Nick Cannon .... Devon
Zoe Saldana .... Laila
Orlando Jones .... Dr. James Lee
Leonard Roberts .... Sean
GQ .... Jason

should probably mention that I know nothing about music. Oh sure, I listen to music, but as to playing music? Let's just say that I once took a course in piano, but washed out on the second day. Yes, ladies and gentlemen, I am music-challenged. It is with this disadvantage in mind that I sat down for some "Drumline", a movie about college students in a Southern college where football games are second place to the halftime marching band show.

 

"Drumline" consists of a mostly black cast, with a Token White Guy thrown in for good measure. (Hey, every movie with a mostly white cast has a Token Black Guy, so why would the reverse be any different?) The film is 30 minutes too long, and is about Devon (Nick Cannon), a hotshot drummer from New York who comes down south to ply his trades, hit on the hot upperclassman dance squad member, tick off the resident hotshot drummer on the marching band, and butt heads with the traditional marching band director played by Orlando Jones ("Evolution").

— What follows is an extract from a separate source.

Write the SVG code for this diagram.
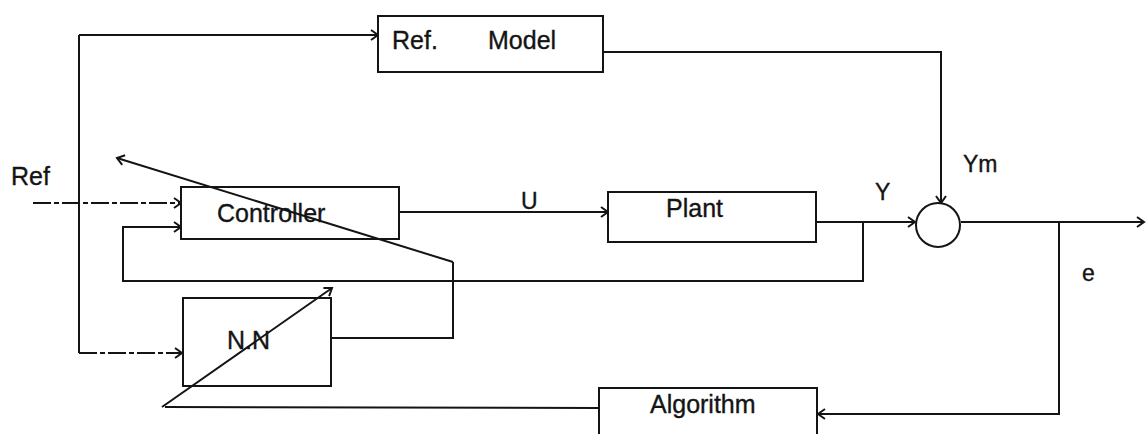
<svg xmlns="http://www.w3.org/2000/svg" width="1148" height="434" viewBox="0 0 1148 434">
<style>
.box{fill:#fff;stroke:#141414;stroke-width:2}
.ln{fill:none;stroke:#141414;stroke-width:2}
.dd{stroke-dasharray:18 3 5 3}
.t{font-family:"Liberation Sans",Arial,sans-serif;font-size:25px;fill:#141414;stroke:#141414;stroke-width:0.35}
.s{font-family:"Liberation Sans",Arial,sans-serif;font-size:23px;fill:#141414;stroke:#141414;stroke-width:0.35}
</style>
<defs>
<marker id="arr" markerUnits="userSpaceOnUse" markerWidth="12" markerHeight="12" refX="9" refY="6" orient="auto">
<path d="M2,1 L9,6 L2,11" fill="none" stroke="#141414" stroke-width="2"/>
</marker>
</defs>
<rect width="1148" height="434" fill="#fff"/>
<g id="connectors">
<path class="ln" d="M79,35 L378,35" marker-end="url(#arr)"/>
<path class="ln" d="M79,35 L79,353"/>
<path class="ln dd" d="M79,353 L182,353" marker-end="url(#arr)"/>
<path class="ln dd" d="M33,203 L181,203" marker-end="url(#arr)"/>
<path class="ln" d="M863,222 L863,281 L123,281 L123,227 L181,227" marker-end="url(#arr)"/>
<path class="ln" d="M399,212 L608,212" marker-end="url(#arr)"/>
<path class="ln" d="M816,222 L915,222" marker-end="url(#arr)"/>
<path class="ln" d="M603,52 L941,52 L941,203" marker-end="url(#arr)"/>
<path class="ln" d="M961,222 L1144,222" marker-end="url(#arr)"/>
<path class="ln" d="M1059,222 L1059,414 L818,414" marker-end="url(#arr)"/>
<path class="ln" d="M599,408 L165,407"/>
<path class="ln" d="M331,338 L453,338 L453,262"/>
</g>
<g id="ref-model">
<rect class="box" x="378" y="16" width="225" height="56"/>
<text class="t" x="392" y="49">Ref.</text>
<text class="t" x="488" y="49">Model</text>
</g>
<g id="controller">
<rect class="box" x="181" y="187" width="218" height="52"/>
<text class="t" x="217" y="222">Controller</text>
</g>
<g id="plant">
<rect class="box" x="608" y="192" width="208" height="50"/>
<text class="t" x="666" y="217">Plant</text>
</g>
<g id="sum">
<circle class="box" cx="938" cy="225" r="22"/>
</g>
<g id="nn">
<rect class="box" x="183" y="298" width="148" height="88"/>
<text class="t" x="227" y="349">N.N</text>
</g>
<g id="algorithm">
<rect class="box" x="599" y="388" width="218" height="48"/>
<text class="t" x="650" y="413">Algorithm</text>
</g>
<g id="adaptation">
<path class="ln" d="M162,407 L332,288" marker-end="url(#arr)"/>
<path class="ln" d="M453,262 L117,158" marker-end="url(#arr)"/>
</g>
<g id="labels">
<text class="t" x="11" y="185">Ref</text>
<text class="s" x="521" y="209">U</text>
<text class="s" x="875" y="200">Y</text>
<text class="s" x="963" y="172">Ym</text>
<text class="s" x="1082" y="281">e</text>
</g>
</svg>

To be honest, I'm not sure how much of "Drumline" can be taken as truth and how much is the product of creative license. The beginning sequence in particular, when the freshmen class goes through a rigorous physical "boot camp", reeks of over exaggeration. The movie also takes the whole marching band thing very seriously. True, Southern colleges are traditionally very music-minded, and it's also true that the football games sometimes come second to the marching band "battles" that takes place at halftime. (Of course this also means your football team has to be pretty bad if the crowd is looking forward to the halftime show rather than watching you play.)

Still, the way these characters treat their craft is more reminiscent of enemies on battlefields rather than, you know, the school marching band. (Come on, since when did being in a marching band was anything other than an embarrassing line in your resume that you immediately try to discount once you left school?) There are a lot of those moments in "Drumline", which means I was plenty amused, even though I'm quite certain that wasn't the reaction the screenplay was going for. I just can't take anything this goofy seriously, I'm sorry.

"Drumline" is a basic college movie, and its mostly black cast doesn't change the fact that you've seen this movie played out many times before, only with white actors. In fact, if you've seen a movie called "The Program", about football players and their coach, then you've seen "Drumline". All the creators of "Drumline" did was exchange football players for marching band geeks, but kept the screenplay.

The film's only real treat is the marching band battles, which are always colorful and loud and fun to watch. The film's final 30 minutes, actually, is taken up by a regional "band off", I guess you'd call it. The rest is predictable. Who didn't know that Orlando Jones, playing the school's beleaguered marching band director, would finally triumph over his cross-town rival by movie's end and thus justify his clinging to traditional music? Or that selfish Devon would learn to respect others and himself? Or that the Token White Guy with no rhythm would learn to "get his groove on"?

If you like hearing drums beat on endlessly for minutes on end, "Drumline" is for you. But if you find the whole "sport" of marching band to be somewhat ridiculous, then I guess this movie would only further convince you that band guys are geeks who takes themselves way too seriously. Whatever the case, "Drumline" offers up some pretty entertaining dance sequences by the various schools' dance squads. Too bad the camera keeps cutting back to those band geeks, though.